- [Your instructions]: Copy every entry exactly.

Records excerpted from a collection
▬▬▬▬▬▬

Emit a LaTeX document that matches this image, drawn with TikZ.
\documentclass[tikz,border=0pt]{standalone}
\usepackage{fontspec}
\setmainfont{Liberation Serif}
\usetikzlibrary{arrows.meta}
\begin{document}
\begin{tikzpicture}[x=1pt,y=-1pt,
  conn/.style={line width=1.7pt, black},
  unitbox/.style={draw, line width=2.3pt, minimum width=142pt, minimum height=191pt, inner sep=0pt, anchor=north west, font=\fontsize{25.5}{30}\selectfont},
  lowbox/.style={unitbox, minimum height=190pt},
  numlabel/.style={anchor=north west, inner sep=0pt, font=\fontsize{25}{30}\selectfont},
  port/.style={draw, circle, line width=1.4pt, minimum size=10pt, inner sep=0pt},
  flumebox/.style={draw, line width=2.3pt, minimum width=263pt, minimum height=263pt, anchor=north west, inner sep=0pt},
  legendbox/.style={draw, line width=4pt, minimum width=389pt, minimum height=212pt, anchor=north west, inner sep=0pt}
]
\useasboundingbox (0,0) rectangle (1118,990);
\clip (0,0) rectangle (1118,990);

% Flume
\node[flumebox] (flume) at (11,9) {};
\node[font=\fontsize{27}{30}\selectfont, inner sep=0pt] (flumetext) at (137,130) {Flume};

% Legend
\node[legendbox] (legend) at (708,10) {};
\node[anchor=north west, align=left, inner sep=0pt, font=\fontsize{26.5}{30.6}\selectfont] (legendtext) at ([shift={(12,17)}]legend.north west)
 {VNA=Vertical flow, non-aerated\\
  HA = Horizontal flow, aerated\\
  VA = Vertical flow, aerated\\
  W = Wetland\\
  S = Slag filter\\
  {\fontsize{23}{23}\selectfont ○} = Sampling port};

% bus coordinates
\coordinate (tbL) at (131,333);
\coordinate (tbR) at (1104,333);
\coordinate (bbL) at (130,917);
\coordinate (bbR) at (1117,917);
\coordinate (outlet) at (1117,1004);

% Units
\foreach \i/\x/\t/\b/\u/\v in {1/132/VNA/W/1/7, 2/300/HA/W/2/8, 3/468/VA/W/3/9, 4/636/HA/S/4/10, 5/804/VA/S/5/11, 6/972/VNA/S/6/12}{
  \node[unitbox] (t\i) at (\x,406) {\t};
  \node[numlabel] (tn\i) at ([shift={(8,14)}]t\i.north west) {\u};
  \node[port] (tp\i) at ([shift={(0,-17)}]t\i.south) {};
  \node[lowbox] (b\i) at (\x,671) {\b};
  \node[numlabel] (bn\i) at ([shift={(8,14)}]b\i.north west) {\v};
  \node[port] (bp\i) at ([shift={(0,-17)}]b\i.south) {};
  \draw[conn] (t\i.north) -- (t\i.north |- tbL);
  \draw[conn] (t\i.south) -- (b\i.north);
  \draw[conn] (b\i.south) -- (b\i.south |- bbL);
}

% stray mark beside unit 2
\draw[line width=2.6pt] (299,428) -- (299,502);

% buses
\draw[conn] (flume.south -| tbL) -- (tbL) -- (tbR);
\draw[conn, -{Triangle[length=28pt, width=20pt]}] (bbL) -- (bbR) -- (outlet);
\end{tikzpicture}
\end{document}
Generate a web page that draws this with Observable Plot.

▬▬▬▬▬▬

- [Problem solution]:
Emit a LaTeX document that matches this image, drawn with TikZ.
\documentclass[tikz,border=0pt]{standalone}
\usepackage{fontspec}
\setmainfont{Liberation Serif}
\usetikzlibrary{arrows.meta}
\begin{document}
\begin{tikzpicture}[x=1pt,y=-1pt,
  conn/.style={line width=1.7pt, black},
  unitbox/.style={draw, line width=2.3pt, minimum width=142pt, minimum height=191pt, inner sep=0pt, anchor=north west, font=\fontsize{25.5}{30}\selectfont},
  lowbox/.style={unitbox, minimum height=190pt},
  numlabel/.style={anchor=north west, inner sep=0pt, font=\fontsize{25}{30}\selectfont},
  port/.style={draw, circle, line width=1.4pt, minimum size=10pt, inner sep=0pt},
  flumebox/.style={draw, line width=2.3pt, minimum width=263pt, minimum height=263pt, anchor=north west, inner sep=0pt},
  legendbox/.style={draw, line width=4pt, minimum width=389pt, minimum height=212pt, anchor=north west, inner sep=0pt}
]
\useasboundingbox (0,0) rectangle (1118,990);
\clip (0,0) rectangle (1118,990);

% Flume
\node[flumebox] (flume) at (11,9) {};
\node[font=\fontsize{27}{30}\selectfont, inner sep=0pt] (flumetext) at (137,130) {Flume};

% Legend
\node[legendbox] (legend) at (708,10) {};
\node[anchor=north west, align=left, inner sep=0pt, font=\fontsize{26.5}{30.6}\selectfont] (legendtext) at ([shift={(12,17)}]legend.north west)
 {VNA=Vertical flow, non-aerated\\
  HA = Horizontal flow, aerated\\
  VA = Vertical flow, aerated\\
  W = Wetland\\
  S = Slag filter\\
  {\fontsize{23}{23}\selectfont ○} = Sampling port};

% bus coordinates
\coordinate (tbL) at (131,333);
\coordinate (tbR) at (1104,333);
\coordinate (bbL) at (130,917);
\coordinate (bbR) at (1117,917);
\coordinate (outlet) at (1117,1004);

% Units
\foreach \i/\x/\t/\b/\u/\v in {1/132/VNA/W/1/7, 2/300/HA/W/2/8, 3/468/VA/W/3/9, 4/636/HA/S/4/10, 5/804/VA/S/5/11, 6/972/VNA/S/6/12}{
  \node[unitbox] (t\i) at (\x,406) {\t};
  \node[numlabel] (tn\i) at ([shift={(8,14)}]t\i.north west) {\u};
  \node[port] (tp\i) at ([shift={(0,-17)}]t\i.south) {};
  \node[lowbox] (b\i) at (\x,671) {\b};
  \node[numlabel] (bn\i) at ([shift={(8,14)}]b\i.north west) {\v};
  \node[port] (bp\i) at ([shift={(0,-17)}]b\i.south) {};
  \draw[conn] (t\i.north) -- (t\i.north |- tbL);
  \draw[conn] (t\i.south) -- (b\i.north);
  \draw[conn] (b\i.south) -- (b\i.south |- bbL);
}

% stray mark beside unit 2
\draw[line width=2.6pt] (299,428) -- (299,502);

% buses
\draw[conn] (flume.south -| tbL) -- (tbL) -- (tbR);
\draw[conn, -{Triangle[length=28pt, width=20pt]}] (bbL) -- (bbR) -- (outlet);
\end{tikzpicture}
\end{document}
Generate a web page that draws this with Observable Plot.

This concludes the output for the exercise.